Prizes.  We needed prizes.  Jay, can you pick up some more prizes?  I have some second-hand paperbacks.  Kids love second-hand paperbacks.  Duct tape?  Awesome.  Thanks, Jay.  Kids love duct tape.
Darkness.  The Wall.  Yeah, it’s a lot of up.  And yeah, I get passed by a skier again.  But I know this trail so well that it feels like solace, like home.  I’ve given up on trying to digest any more trail mix, but I’m floating along on just enough Gatorade to get me through the last five miles of rolling solitude. 
Where to hide all the clues, such that they would be findable, yet not found accidentally?  Butter box in the freezer?  Excellent.  And there is a sweet point of obscurity associated with the phrase, “on the book shelf behind the Alaska Statutes”.  I needed someone to oversee the treasure hunt, of course.  But no worries -- Jana and Mary-Clare agreed without question or complaint, even though telling your neighbor and your sister-in-law to jointly help your kids solve cryptograms while you skip town is not actually standard holiday procedure. 

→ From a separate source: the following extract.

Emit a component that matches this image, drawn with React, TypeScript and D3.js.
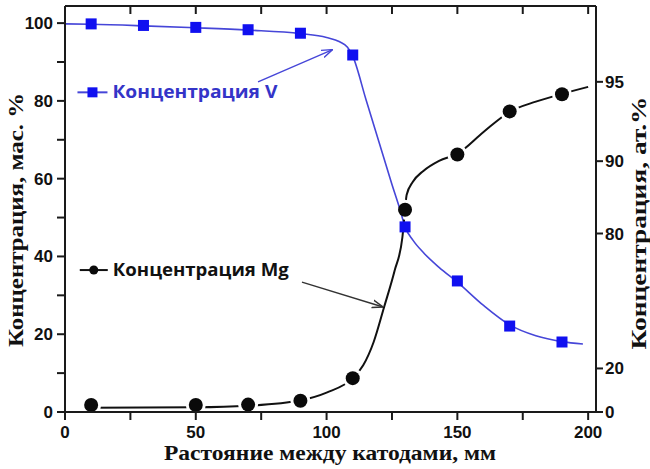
import React from "react";
import * as d3 from "d3";

// Distance between cathodes, mm
const vX = [10, 30, 50, 70, 90, 110, 130, 150, 170, 190];
const vWt = [99.8, 99.4, 98.9, 98.3, 97.4, 91.8, 47.6, 33.7, 22.1, 18.0];
const mgX = [10, 50, 70, 90, 110, 130, 150, 170, 190];
const mgWt = [1.8, 1.8, 1.9, 2.9, 8.7, 52.0, 66.2, 77.3, 81.7];

// Fit curves
const vFitX = [0, 10, 30, 50, 70, 90, 100, 105, 108, 110, 115, 120, 125, 128, 130, 133, 137, 143, 150, 160, 170, 180, 190, 198];
const vFitY = [99.8, 99.7, 99.3, 98.8, 98.2, 97.3, 96.3, 95.2, 93.8, 91.5, 80.5, 69.5, 58.5, 52.2, 47.6, 44.2, 41.0, 37.2, 33.4, 27.4, 22.4, 19.6, 18.1, 17.5];
const mgFitX = [10, 50, 70, 90, 100, 110, 114, 118, 122, 126, 129, 130, 130.6, 133, 137, 143, 150, 160, 170, 180, 190, 200];
const mgFitY = [1.1, 1.2, 1.6, 3.0, 5.0, 8.7, 12, 18, 27, 36.3, 45, 52, 55.8, 59.2, 62, 64.6, 66.4, 72, 77.2, 79.8, 81.8, 83.6];

const xMajor = [0, 50, 100, 150, 200];
const xAll = [0, 25, 50, 75, 100, 125, 150, 175, 200];
const yMajor = [0, 20, 40, 60, 80, 100];
const yMinor = [10, 30, 50, 70, 90];
const rightLabels = ["0", "20", "80", "90", "95"];
const rightWt = [0, 11.2, 45.9, 64.5, 84.9];

const W = 650, H = 469;
const L = 65, R = 596, T = 6, B = 412;

export default function App() {
  const x = d3.scaleLinear().domain([0, 203]).range([L, R]);
  const y = d3.scaleLinear().domain([0, 104.4]).range([B, T]);
  const line = d3.line<[number, number]>().x(d => x(d[0])).y(d => y(d[1])).curve(d3.curveMonotoneX);
  const vPath = line(vFitX.map((v, i) => [v, vFitY[i]]) as [number, number][]) || "";
  const mgPath = line(mgFitX.map((v, i) => [v, mgFitY[i]]) as [number, number][]) || "";

  const tickFont = { fontFamily: "'Liberation Sans', Arial, sans-serif", fontWeight: 700, fontSize: 17 } as const;
  const titleFont = { fontFamily: "'Liberation Serif', 'Times New Roman', serif", fontWeight: 700, fontSize: 21 } as const;
  const xTitleFont = { fontFamily: "'Liberation Serif', 'Times New Roman', serif", fontWeight: 700, fontSize: 20 } as const;
  const legFont = { fontFamily: "'Open Sans', sans-serif", fontWeight: 700, fontSize: 17 } as const;
  const axisCol = "#1a1a1a";
  const blue = "#1010f0";
  const blueLine = "#4646d8";

  // annotation anchors in data coordinates
  const vArrow = [[73.8, 84.9], [102.3, 93.2]];
  const mgArrow = [[90.6, 33.4], [121.6, 27.0]];
  const vLeg = [10.5, 82.2];
  const mgLeg = [11.0, 36.5];

  return (
    <svg width={W} height={H} style={{ position: "absolute", left: 0, top: 0, background: "#fff" }}>
      <defs>
        <marker id="arrBlue" viewBox="0 0 10 10" refX="10" refY="5" markerWidth="11" markerHeight="11" orient="auto" markerUnits="userSpaceOnUse">
          <path d="M0,1.5 L10,5 L0,8.5" fill="none" stroke={blueLine} strokeWidth={1.3} />
        </marker>
        <marker id="arrBlack" viewBox="0 0 10 10" refX="10" refY="5" markerWidth="11" markerHeight="11" orient="auto" markerUnits="userSpaceOnUse">
          <path d="M0,1.5 L10,5 L0,8.5" fill="none" stroke="#333" strokeWidth={1.3} />
        </marker>
        <mask id="mgMask" maskUnits="userSpaceOnUse" x={0} y={0} width={W} height={H}>
          <rect x={0} y={0} width={W} height={H} fill="#fff" />
          {mgX.map((v, i) => (
            <circle key={i} cx={x(v)} cy={y(mgWt[i])} r={10} fill="#000" />
          ))}
        </mask>
      </defs>
      <rect x={0} y={0} width={W} height={H} fill="#fff" />

      {/* curves */}
      <path d={vPath} fill="none" stroke={blueLine} strokeWidth={1.6} />
      <path d={mgPath} fill="none" stroke="#111" strokeWidth={2} mask="url(#mgMask)" />

      {/* markers */}
      {vX.map((v, i) => (
        <rect key={i} x={x(v) - 5.5} y={y(vWt[i]) - 5.5} width={11} height={11} fill={blue} />
      ))}
      {mgX.map((v, i) => (
        <circle key={i} cx={x(v)} cy={y(mgWt[i])} r={7} fill="#0a0a0a" />
      ))}

      {/* annotations */}
      <line x1={x(vArrow[0][0])} y1={y(vArrow[0][1])} x2={x(vArrow[1][0])} y2={y(vArrow[1][1])} stroke={blueLine} strokeWidth={1.4} markerEnd="url(#arrBlue)" />
      <line x1={x(mgArrow[0][0])} y1={y(mgArrow[0][1])} x2={x(mgArrow[1][0])} y2={y(mgArrow[1][1])} stroke="#333" strokeWidth={1.4} markerEnd="url(#arrBlack)" />

      {/* legends */}
      <g transform={`translate(${x(vLeg[0])},${y(vLeg[1])})`}>
        <line x1={-15} x2={15} y1={0} y2={0} stroke={blueLine} strokeWidth={2} />
        <rect x={-5} y={-5} width={10} height={10} fill={blue} />
        <text x={20} y={6} fill="#3434c8" {...legFont} textLength={165} lengthAdjust="spacingAndGlyphs">Концентрация V</text>
      </g>
      <g transform={`translate(${x(mgLeg[0])},${y(mgLeg[1])})`}>
        <line x1={-14} x2={14} y1={0} y2={0} stroke="#111" strokeWidth={2} />
        <circle cx={0} cy={0} r={4.5} fill="#0a0a0a" />
        <text x={19} y={6} fill="#111" {...legFont} textLength={176} lengthAdjust="spacingAndGlyphs">Концентрация Mg</text>
      </g>

      {/* frame */}
      <line x1={L} x2={R} y1={T} y2={T} stroke={axisCol} strokeWidth={2} />
      <line x1={L} x2={R} y1={B} y2={B} stroke={axisCol} strokeWidth={2} />
      <line x1={L} x2={L} y1={T} y2={B} stroke={axisCol} strokeWidth={2} />
      <line x1={R} x2={R} y1={T} y2={B} stroke={axisCol} strokeWidth={2} />

      {/* x ticks */}
      {xAll.map(v => (
        <g key={v}>
          <line x1={x(v)} x2={x(v)} y1={B} y2={B + 8} stroke={axisCol} strokeWidth={2} />
          <line x1={x(v)} x2={x(v)} y1={T} y2={T + 8} stroke={axisCol} strokeWidth={2} />
        </g>
      ))}
      {xMajor.map(v => (
        <text key={v} x={x(v)} y={437.5} textAnchor="middle" fill="#111" {...tickFont}>{v}</text>
      ))}

      {/* left ticks */}
      {yMajor.concat(yMinor).map(v => (
        <line key={v} x1={L - 8} x2={L} y1={y(v)} y2={y(v)} stroke={axisCol} strokeWidth={2} />
      ))}
      {yMajor.map(v => (
        <text key={v} x={L - 12} y={y(v) + 6} textAnchor="end" fill="#111" {...tickFont}>{v}</text>
      ))}

      {/* right ticks */}
      {rightWt.map((v, i) => (
        <g key={i}>
          <line x1={R} x2={R + 7} y1={y(v)} y2={y(v)} stroke={axisCol} strokeWidth={2} />
          <text x={R + 9} y={y(v) + 6} textAnchor="start" fill="#111" {...tickFont}>{rightLabels[i]}</text>
        </g>
      ))}

      {/* titles */}
      <text x={330} y={460} textAnchor="middle" fill="#111" {...xTitleFont} textLength={332} lengthAdjust="spacingAndGlyphs">Растояние между катодами, мм</text>
      <text transform={`translate(23,220) rotate(-90)`} textAnchor="middle" fill="#111" {...titleFont} textLength={254} lengthAdjust="spacingAndGlyphs">Концентрация, мас. %</text>
      <text transform={`translate(646,223) rotate(-90)`} textAnchor="middle" fill="#111" {...titleFont} textLength={253} lengthAdjust="spacingAndGlyphs">Концентрация, ат.%</text>
    </svg>
  );
}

Midnight-and-change.  The finish line, complete with clanging bell, barbecue, and smiles as welcoming to the fortieth finisher as to the first.  A couple of skiers, my heroes in Spandex, cheerfully agree to give me a ride home.  But I am still hanging around eating a veggie-dog slathered in ketchup when the stoic ice-water-swimmer crosses the line, and, a few minutes later, BJ.  My Easter is over. 
So was my other Easter, the uber-nerdy-yang-Easter to my crazy-wilderness-yin-Easter.
Going on for two in the morning.  Bed.  Happy collapse.   
Thank you, Mark.  Thank you, Jay, Jana, Margaret, Trusten, Mary-Clare, William, fellow racers, fellow volunteers, and tolerant families.  You’re all animals.  Even the Easter Bunny.